This is one of the "Big Questions" in modern cosmology. The best answer we have right now reads very much like a tour of the entire field of theoretical physics and observational cosmology and astrophysics combined. No one ever said that the answer had to be a simple one...and it really isn't.
We know that 'space' and 'gas' are two very different things, but long ago they were actually one and the same. Because Einstein's general theory of relativity works so well, we have to accept for now its description of space and time as only aspects of the gravitational field of everything in the universe...gas...energy...matter...light. Near the Big Bang, gravity amplified itself by feeding off of its own energy in a complex and brief state, which ended in this gravitational energy producing the first generations of particles and anti-particles.

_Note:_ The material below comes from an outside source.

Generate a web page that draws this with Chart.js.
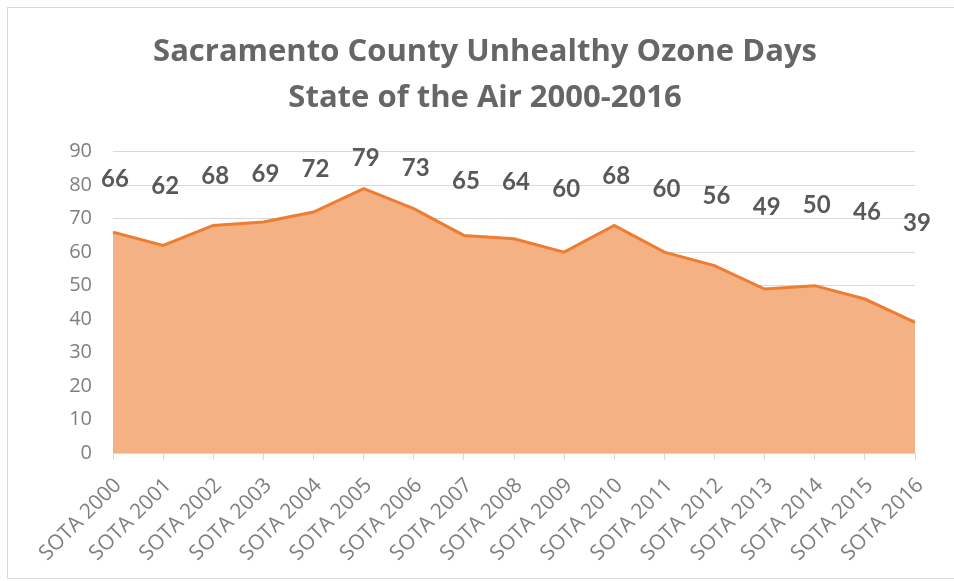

These later decayed into, not only the familiar electrons and quarks, but also into the particles of light and the essences of the other fundamental forces in existence today. Mathematically we can describe much of this transformation, because many of its key ingredients have been seen by physicists already, at their laboratories. But the earliest conditions have yet to be artificially re-created so that we can thoroughly test our best theories.
So, gas was once part of space; space remains indistinct from gravity, and so everything we see around us was once part of the invisible field we call gravity...which flashed into existence billions of years ago. Like a car rolling down hill, the momentum of this event is still with us and drives the expansion of the universe, and the clumping of matter into galaxies, stars, planets and ourselves!